Recent studies that use coupled climate models to address the response to Arctic sea-ice loss (with no other forcing), find that the ocean plays an important role in terms of amplifying the atmospheric response as a result of the coupling. Dynamical adjustment in the ocean is also important for the response. In particular, these studies have shown a pronounced response in the Intertropical Convergence Zone (ITCZ), both in terms of location (more equatorward concentrated) as well as in intensity (more rainfall) when using fully coupled climate models, while coupling to a slab ocean model (SOM) simply moves the ITCZ away from the equator into the warmer hemisphere.
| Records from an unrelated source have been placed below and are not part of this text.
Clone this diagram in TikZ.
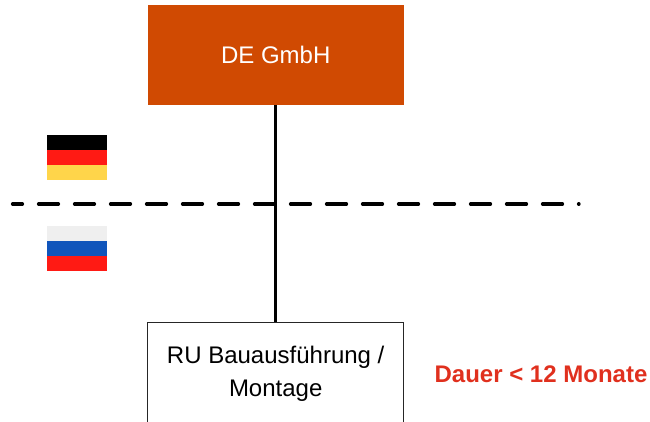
\documentclass[tikz,border=0pt]{standalone}
\usepackage{fontspec}
\usepackage{tikz}
\usetikzlibrary{positioning}
\setmainfont{Liberation Sans}
\definecolor{deorange}{HTML}{D04A02}
\definecolor{dauerred}{HTML}{E0301E}
\definecolor{flagred}{HTML}{FF1A14}
\definecolor{flaggold}{HTML}{FFD54A}
\definecolor{flagblue}{HTML}{1055BB}
\definecolor{flagwhite}{HTML}{EFEFEF}
\tikzset{box/.style = {minimum width = 256pt, inner sep = 0, outer sep = 0, align = center, font = \fontsize{24}{33}\selectfont}}
\tikzset{stripe/.style = {fill = #1, minimum width = 60pt, minimum height = 15pt, inner sep = 0, outer sep = 0}}
\tikzset{link/.style = {line width = 3.2pt}}

\begin{document}
\begin{tikzpicture}[x=1pt, y=-1pt]
      \useasboundingbox (0, 0) rectangle (650, 421);
      \clip (0, 0) rectangle (650, 421);

      \node (de) [box, fill=deorange, text=white, minimum height=100pt] at (275.7, 55) {DE GmbH};
      \node (ru) [box, draw=black!85, line width=0.8pt, minimum height=104pt, below=217pt of de.south, anchor=north] {RU Bauausführung /\\Montage};
      \node (dauer) [text=dauerred, font=\fontsize{24}{28}\bfseries\selectfont, inner sep=0] at (541, 374) {Dauer < 12 Monate};

      % border between the two countries
      \coordinate (borderleft) at (12.5, 204);
      \coordinate (borderright) at (579, 204);
      \draw [link, line cap=round, dash pattern=on 20pt off 16pt, dash phase=10pt] (borderleft) -- (borderright);
      \draw [link] (de.south) -- (ru.north);

      \node (deblack) [stripe=black] at (77, 142) {};
      \node (dered) [stripe=flagred, below=0pt of deblack] {};
      \node (degold) [stripe=flaggold, below=0pt of dered] {};

      \node (ruwhite) [stripe=flagwhite] at (77, 233) {};
      \node (rublue) [stripe=flagblue, below=0pt of ruwhite] {};
      \node (rured) [stripe=flagred, below=0pt of rublue] {};
    \end{tikzpicture}
\end{document}
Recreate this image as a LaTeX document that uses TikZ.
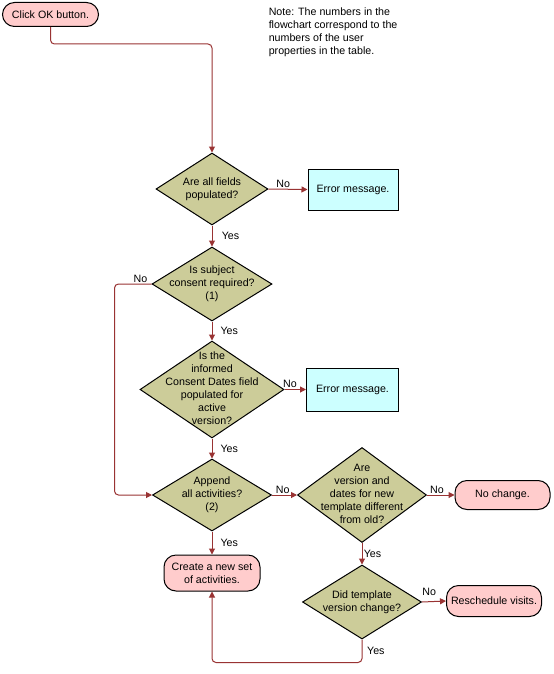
\documentclass[tikz,border=0pt]{standalone}
\usepackage{fontspec}
\setmainfont{Liberation Sans}
\usetikzlibrary{arrows.meta,shapes.geometric}
\definecolor{termfill}{HTML}{FFCCCC}
\definecolor{decfill}{HTML}{CCCC99}
\definecolor{errfill}{HTML}{CCFFFF}
\definecolor{linecol}{HTML}{993333}
\newcommand\dtxt[1]{\makebox[0pt]{\raisebox{-2pt}[0pt][0pt]{\begin{tabular}{@{}c@{}}#1\end{tabular}}}}
\begin{document}
\begin{tikzpicture}[x=0.75pt,y=-0.75pt,
  every node/.style={font=\fontsize{8}{9.75}\selectfont},
  term/.style={draw=black, line width=0.75pt, fill=termfill, rounded corners=9pt, inner sep=1pt, align=center},
  dec/.style={diamond, draw=black, line width=0.75pt, fill=decfill, inner sep=0pt},
  errbox/.style={rectangle, draw=black, line width=0.75pt, fill=errfill, inner sep=1pt},
  conn/.style={draw=linecol, line width=0.75pt, rounded corners=3pt, -{Triangle[length=4.5pt,width=4.5pt]}},
  lbl/.style={inner sep=1pt, text=black}]
\useasboundingbox (0,0) rectangle (553,674);
\fill[white] (0,0) rectangle (553,674);

\node[term, minimum width=72pt, minimum height=18pt] (t0) at (50.5,14.5) {Click OK button.};
\node[anchor=north west, align=left, inner sep=0pt] (note) at (268.5,7.5) {Note: The numbers in the\\flowchart correspond to the\\numbers of the user\\properties in the table.};

\node[dec, minimum width=84pt, minimum height=54pt] (d1) at (212,189) {\dtxt{Are all fields\\populated?}};
\node[errbox, minimum width=67.5pt, minimum height=30.75pt] (e1) at (353,189.5) {Error message.};
\node[dec, minimum width=90pt, minimum height=55.5pt] (d2) at (212,284) {\dtxt{Is subject\\consent required?\\(1)}};
\node[dec, minimum width=108pt, minimum height=72.75pt] (d3) at (212,389.5) {\dtxt{Is the\\informed\\Consent Dates field\\populated for\\active\\version?}};
\node[errbox, minimum width=69pt, minimum height=32.25pt] (e2) at (352.5,389.5) {Error message.};
\node[dec, minimum width=89.25pt, minimum height=54pt] (d4) at (212,495) {\dtxt{Append\\all activities?\\(2)}};
\node[dec, minimum width=96.75pt, minimum height=71.25pt] (d5) at (362,495) {\dtxt{Are\\version and\\dates for new\\template different\\from old?}};
\node[term, minimum width=71.25pt, minimum height=21.75pt] (nc) at (502.5,495) {No change.};
\node[term, minimum width=72pt, minimum height=27pt] (cr) at (212,573) {Create a new set\\of activities.};
\node[dec, minimum width=89.25pt, minimum height=55.5pt] (d6) at (362,602) {\dtxt{Did template\\version change?}};
\node[term, minimum width=71.25pt, minimum height=23.25pt] (rs) at (494,601) {Reschedule visits.};

\draw[conn] (t0.south) -- ++(0,17) -| (d1.north);
\draw[conn] (d1.east) -- node[lbl, above, pos=0.375] {No} (e1.west);
\draw[conn] (d1.south) -- node[lbl, right, xshift=6pt] {Yes} (d2.north);
\draw[conn] (d2.west) -- node[lbl, above, pos=0.3] {No} ++(-37,0) |- (d4.west);
\draw[conn] (d2.south) -- node[lbl, right, xshift=5pt] {Yes} (d3.north);
\draw[conn] (d3.east) -- node[lbl, above, pos=0.25] {No} (e2.west);
\draw[conn] (d3.south) -- node[lbl, right, xshift=5pt] {Yes} (d4.north);
\draw[conn] (d4.east) -- node[lbl, above, pos=0.43] {No} (d5.west);
\draw[conn] (d4.south) -- node[lbl, right, xshift=5pt] {Yes} (cr.north);
\draw[conn] (d5.east) -- node[lbl, above, pos=0.36] {No} (nc.west);
\draw[conn] (d5.south) -- node[lbl, right, xshift=0pt] {Yes} (d6.north);
\draw[conn] (d6.east) -- node[lbl, above, pos=0.3, yshift=3pt] {No} (rs.west);
\draw[conn] (d6.south) -- node[lbl, right, xshift=2.5pt] {Yes} ++(0,23) -| (cr.south);
\end{tikzpicture}
\end{document}
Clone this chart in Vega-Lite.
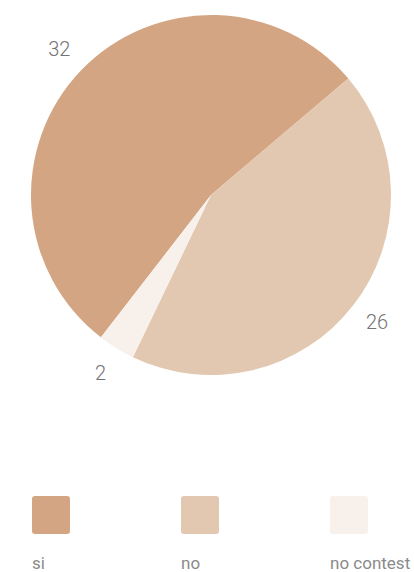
{
  "$schema": "https://vega.github.io/schema/vega-lite/v6.json",
  "padding": {"left": 8, "top": 0, "right": 0, "bottom": 0},
  "autosize": {"type": "pad"},
  "background": "white",
  "bounds": "flush",
  "spacing": 90,
  "config": {"view": {"stroke": null}},
  "data": {"values": [
    {"answer": "si", "count": 32, "idx": 1},
    {"answer": "no", "count": 26, "idx": 2},
    {"answer": "no contest", "count": 2, "idx": 3}
  ]},
  "vconcat": [
    {
      "width": 406,
      "height": 390,
      "encoding": {
        "theta": {"field": "count", "type": "quantitative", "stack": true, "scale": {"range": [3.80, 10.083]}},
        "order": {"field": "idx", "type": "ordinal"}
      },
      "layer": [
        {
          "mark": {"type": "arc", "outerRadius": 180},
          "encoding": {
            "color": {"field": "answer", "type": "nominal", "scale": {"domain": ["si", "no", "no contest"], "range": ["#d3a583", "#e3c8b1", "#f8f0eb"]}, "legend": null}
          }
        },
        {
          "mark": {"type": "text", "radius": 210, "font": "Roboto", "fontSize": 20, "fontWeight": 300, "color": "#737373"},
          "encoding": {"text": {"field": "count", "type": "quantitative"}}
        }
      ]
    },
    {
      "width": 384,
      "height": 70,
      "encoding": {
        "x": {"field": "answer", "type": "nominal", "sort": ["si", "no", "no contest"], "scale": {"type": "point", "padding": 0.2886}, "axis": null}
      },
      "layer": [
        {
          "mark": {"type": "point", "shape": "M-0.84,-1H0.84Q1,-1,1,-0.84V0.84Q1,1,0.84,1H-0.84Q-1,1,-1,0.84V-0.84Q-1,-1,-0.84,-1Z", "filled": true, "size": 1444, "opacity": 1},
          "encoding": {
            "color": {"field": "answer", "type": "nominal", "scale": {"domain": ["si", "no", "no contest"], "range": ["#d3a583", "#e3c8b1", "#f8f0eb"]}, "legend": null}
          }
        },
        {
          "mark": {"type": "text", "align": "left", "baseline": "alphabetic", "dx": -19, "dy": 54, "font": "Roboto", "fontSize": 17, "letterSpacing": 0.4, "color": "#8a8a8a"},
          "encoding": {"text": {"field": "answer", "type": "nominal"}}
        }
      ]
    }
  ]
}
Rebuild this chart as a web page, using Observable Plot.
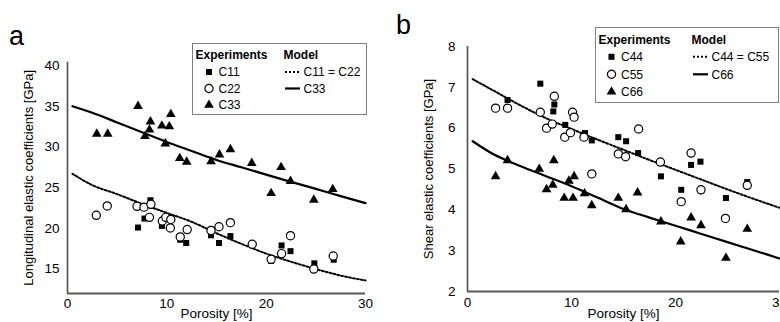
<!DOCTYPE html>
<html><head><meta charset="utf-8">
<script src="https://cdn.jsdelivr.net/npm/d3@7"></script>
<script src="https://cdn.jsdelivr.net/npm/@observablehq/plot@0.6"></script>
<style>
html,body{margin:0;padding:0;background:#fff;overflow:hidden;}
#root{position:relative;width:780px;height:322px;overflow:hidden;font-family:"Liberation Sans",Arial,sans-serif;}
.panel{position:absolute;top:0;}
.tag{position:absolute;font-size:27px;line-height:1;color:#000;}
svg.leg{position:absolute;left:0;top:0;overflow:visible;}
</style></head><body><div id="root"></div>
<script>
// ---------- Data (panel a) ----------
const xTicks = [0, 10, 20, 30];
const yTicksA = [15, 20, 25, 30, 35, 40];
const yTicksB = [2, 3, 4, 5, 6, 7, 8];

const c11Porosity = [7.1, 7.75, 8.35, 9.5, 11.35, 11.95, 14.45, 15.25, 16.4, 20.5, 21.55, 22.45, 24.85, 26.8];
const c11Values   = [20.1, 21.2, 23.45, 20.3, 18.6, 18.2, 19.15, 18.2, 19.05, 16.0, 17.9, 17.2, 15.7, 16.15];

const c22Porosity = [2.9, 4.0, 7.0, 7.7, 8.4, 8.25, 9.55, 9.9, 10.4, 10.35, 11.35, 12.05, 14.45, 15.25, 16.4, 18.6, 20.5, 21.55, 22.45, 24.8, 26.75];
const c22Values   = [21.6, 22.75, 22.7, 22.6, 22.95, 21.35, 20.9, 21.35, 21.1, 20.05, 18.95, 19.85, 19.75, 20.2, 20.7, 18.05, 16.2, 16.9, 19.1, 15.0, 16.6];

const c33Porosity = [2.95, 4.05, 7.1, 7.8, 8.25, 8.35, 9.5, 9.85, 10.25, 10.4, 11.3, 12.0, 14.45, 15.3, 16.4, 18.55, 20.5, 21.5, 22.45, 24.8, 26.7];
const c33Values   = [31.6, 31.6, 35.0, 31.3, 32.1, 33.1, 32.6, 30.4, 32.5, 34.0, 28.6, 28.15, 28.2, 29.05, 29.7, 28.0, 24.3, 27.5, 25.8, 23.5, 24.8];

const modelPorosity = [0.5, 2.5, 5, 7.5, 10, 12.5, 15, 17.5, 20, 22.5, 25, 27.5, 30];
const c11c22Model = [26.7, 25.3, 24.2, 23.0, 21.9, 20.8, 19.4, 18.1, 16.9, 15.9, 15.0, 14.2, 13.6];
const c33Model    = [35.0, 34.2, 33.0, 31.8, 30.6, 29.5, 28.4, 27.5, 26.6, 25.7, 24.85, 23.95, 23.1];

// ---------- Data (panel b) ----------
const c44Porosity = [3.85, 7.0, 8.25, 8.35, 9.4, 11.3, 11.95, 14.5, 15.25, 16.4, 18.6, 20.55, 21.5, 22.4, 24.85, 26.9];
const c44Values   = [6.69, 7.09, 6.41, 6.58, 6.08, 5.88, 5.70, 5.78, 5.68, 5.39, 4.82, 4.49, 5.1, 5.18, 4.29, 4.68];

const c55Porosity = [2.7, 3.85, 7.0, 7.6, 8.15, 8.35, 9.35, 9.9, 10.1, 10.25, 11.2, 11.95, 14.5, 15.2, 16.45, 18.55, 20.55, 21.5, 22.45, 24.8, 26.9];
const c55Values   = [6.49, 6.49, 6.39, 6.0, 6.1, 6.78, 5.78, 5.89, 6.39, 6.27, 5.78, 4.88, 5.37, 5.3, 5.98, 5.17, 4.2, 5.39, 4.49, 3.79, 4.6];

const c66Porosity = [2.7, 3.85, 6.9, 7.6, 8.2, 8.3, 9.3, 9.75, 10.15, 10.25, 11.25, 11.95, 14.5, 15.25, 16.35, 18.6, 20.5, 21.5, 22.45, 24.85, 26.9];
const c66Values   = [4.82, 5.21, 5.0, 4.5, 4.61, 5.21, 4.29, 4.71, 4.29, 4.82, 4.4, 4.11, 4.29, 4.01, 4.42, 3.71, 3.22, 3.81, 3.62, 2.82, 3.53];

const c44c55Model = [7.2, 6.92, 6.57, 6.25, 5.98, 5.72, 5.47, 5.22, 4.98, 4.74, 4.5, 4.27, 4.05];
const c66Model    = [5.68, 5.36, 5.08, 4.83, 4.58, 4.3, 4.02, 3.81, 3.61, 3.41, 3.21, 3.01, 2.81];

const xTitle = "Porosity [%]";
const yTitleA = "Longitudinal elastic coefficients [GPa]";
const yTitleB = "Shear elastic coefficients [GPa]";

// ---------- helpers ----------
const zip = (xs, ys) => xs.map((x, i) => ({p: x, v: ys[i]}));
const FONT = '"Liberation Sans", Arial, sans-serif';
const AXIS = "#595959";
const SQ_R = 3.4, CI_R = 4.1, TR_R = 3.6;
const DASH = "2,2";

function panel(o) {
  return Plot.plot({
    width: 390, height: 322,
    marginLeft: o.mL, marginRight: o.mR, marginTop: o.mT, marginBottom: o.mB,
    x: {domain: [0, 30], ticks: xTicks, tickSize: 0, tickPadding: o.xPad, label: null, tickFormat: d => String(d)},
    y: {domain: o.yDomain, ticks: o.yTicks, tickSize: 0, tickPadding: o.yPad, label: null, tickFormat: d => String(d)},
    style: {fontFamily: FONT, fontSize: "13.5px", color: "#000", background: "transparent", overflow: "visible"},
    marks: [
      Plot.ruleX([0], {stroke: AXIS, strokeWidth: 1.75}),
      Plot.ruleY([o.yDomain[0]], {stroke: AXIS, strokeWidth: 2}),
      Plot.line(zip(modelPorosity, o.dotted), {x: "p", y: "v", stroke: "#000", strokeWidth: 2, strokeDasharray: DASH, curve: "monotone-x"}),
      Plot.line(zip(modelPorosity, o.solid), {x: "p", y: "v", stroke: "#000", strokeWidth: 2.2, curve: "monotone-x"}),
      Plot.dot(o.s1, {x: "p", y: "v", symbol: "square", r: SQ_R, fill: "#000", stroke: "none"}),
      Plot.dot(o.s2, {x: "p", y: "v", symbol: "circle", r: CI_R, fill: "#fff", stroke: "#000", strokeWidth: 1.2}),
      Plot.dot(o.s3, {x: "p", y: "v", symbol: "triangle", r: TR_R, fill: "#000", stroke: "none"}),
      Plot.text([xTitle], {frameAnchor: "bottom", dy: o.xTitleDy, lineAnchor: "middle", textAnchor: "middle", fontSize: 13.5, fill: "#000"}),
      Plot.text([o.yTitle], {frameAnchor: "left", dx: -39, rotate: -90, lineAnchor: "middle", textAnchor: "middle", fontSize: 13, fill: "#000"})
    ]
  });
}

const root = document.getElementById("root");

const pa = panel({
  mL: 67, mR: 25, mT: 61.7, mB: 29, xPad: 5, yPad: 8,
  yDomain: [12, 40.4], yTicks: yTicksA,
  dotted: c11c22Model, solid: c33Model,
  s1: zip(c11Porosity, c11Values), s2: zip(c22Porosity, c22Values), s3: zip(c33Porosity, c33Values),
  xTitleDy: 20.5, yTitle: yTitleA
});
pa.classList.add("panel"); pa.style.left = "0px";
root.appendChild(pa);

const pb = panel({
  mL: 77, mR: 1, mT: 46, mB: 31, xPad: 6, yPad: 12,
  yDomain: [2, 8], yTicks: yTicksB,
  dotted: c44c55Model, solid: c66Model,
  s1: zip(c44Porosity, c44Values), s2: zip(c55Porosity, c55Values), s3: zip(c66Porosity, c66Values),
  xTitleDy: 22.5, yTitle: yTitleB
});
pb.classList.add("panel"); pb.style.left = "390px";
root.appendChild(pb);

// ---------- panel tags ----------
function tag(txt, left, top) {
  const d = document.createElement("div");
  d.className = "tag"; d.textContent = txt;
  d.style.left = left + "px"; d.style.top = top + "px";
  root.appendChild(d);
}
tag("a", 9, 23);
tag("b", 396, 12);

// ---------- legends ----------
const legSvg = d3.select(root).append("svg").attr("class", "leg").attr("width", 780).attr("height", 322);

function legend(cfg) {
  const g = legSvg.append("g").attr("font-family", FONT).attr("font-size", 12);
  g.append("rect").attr("x", cfg.left + 0.5).attr("y", cfg.top + 0.5)
    .attr("width", cfg.width).attr("height", cfg.height)
    .attr("fill", "#fff").attr("stroke", "#7f7f7f").attr("stroke-width", 1);
  const ty = y => y + 4.3;
  g.append("text").attr("x", cfg.exX).attr("y", ty(cfg.rows[0])).attr("font-weight", "bold").text(cfg.expTitle);
  g.append("text").attr("x", cfg.modX).attr("y", ty(cfg.rows[0])).attr("font-weight", "bold").text(cfg.modTitle);
  cfg.exp.forEach((lab, i) => {
    const y = cfg.rows[i + 1];
    const sym = [d3.symbolSquare, d3.symbolCircle, d3.symbolTriangle][i];
    const r = [SQ_R, CI_R, TR_R][i];
    g.append("path").attr("transform", `translate(${cfg.markX},${y})`)
      .attr("d", d3.symbol(sym, Math.PI * r * r)())
      .attr("fill", i === 1 ? "#fff" : "#000").attr("stroke", i === 1 ? "#000" : "none").attr("stroke-width", 1.2);
    g.append("text").attr("x", cfg.textX).attr("y", ty(y)).text(lab);
  });
  cfg.mod.forEach((lab, i) => {
    const y = cfg.rows[i + 1];
    g.append("line").attr("x1", cfg.sample[0]).attr("x2", cfg.sample[1]).attr("y1", y).attr("y2", y)
      .attr("stroke", "#000").attr("stroke-width", i === 0 ? 2 : 2.2).attr("stroke-dasharray", i === 0 ? DASH : null);
    g.append("text").attr("x", cfg.modTextX).attr("y", ty(y)).text(lab);
  });
}

legend({
  left: 192, top: 43, width: 174, height: 71,
  rows: [55, 72, 88.5, 105],
  exX: 195.5, markX: 209, textX: 218.5, modX: 283.5, sample: [285, 300], modTextX: 303.5,
  expTitle: "Experiments", modTitle: "Model",
  exp: ["C11", "C22", "C33"], mod: ["C11 = C22", "C33"]
});
legend({
  left: 595, top: 27, width: 183, height: 75,
  rows: [39.3, 56.8, 74.3, 91.8],
  exX: 598.5, markX: 611.5, textX: 621, modX: 691.5, sample: [693, 708], modTextX: 711.5,
  expTitle: "Experiments", modTitle: "Model",
  exp: ["C44", "C55", "C66"], mod: ["C44 = C55", "C66"]
});
</script>
</body></html>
However, fully coupled models are expensive to run and it is difficult to isolate processes in the ocean that may be important to the full response. Here we develop a hierarchy of increasingly physically realistic ocean models that are also computationally cheap to run. We will test this hierarchy with imposed sea-ice loss as forcing to determine how well they capture the response of the full ocean model. Ultimately, we can quantify the performance of models in "complexity-of-physics axis" to gain knowledge of atmosphere-ocean dynamics in terms of imposed sea-ice loss.

To begin with, we start by improving the most simple SOM whose governing equation is shown in the first line of the figure: h is the ocean mixed-layer depth that is constant in time, c_p the heat capacity, ρ the density of seawater, T the sea-surface temperature, F the surface heat fluxes (radiative + sensible + latent), and Q the heat flux that includes all unresolved processes such as horizontal heat transport and entrainment. The first problem with this model is that the use of a constant h ignores the seasonal variation in the mixed-layer depth which can exceed 50 meters over much of the ocean. Strong entrainment associated with a deepening mixed-layer during fall and winter can produce memory effect on the SST anomalies. This mechanism is thought to be essential for the generation of the Pacific Decadal Oscillation. To explore the effect of a variable mixed-layer depth we use a Niiler-Kraus mixed-layer model as our first improvement. The resulting equation is shown in the second line of figure: w_e is the entrainment velocity driven by surface fluxes, T_d the entrainment temperature. Q’ will be the new unresolved flux. The next unresolved process is horizontal heat transport. As a first approximation we include the horizontal transport due to Ekman flows. The resulting model is given in the last line of figure: where v_ek is the wind-driven Ekman velocity and Q’’ is again the updated unresolved flux.

Other unresolved processes such as geostrophic flow transport, Ekman induced downwelling, wave dynamics and mesoscale systems which are still under development. Finally, full ocean model stands at the top of this hierarchy serving as the “observation” benchmark.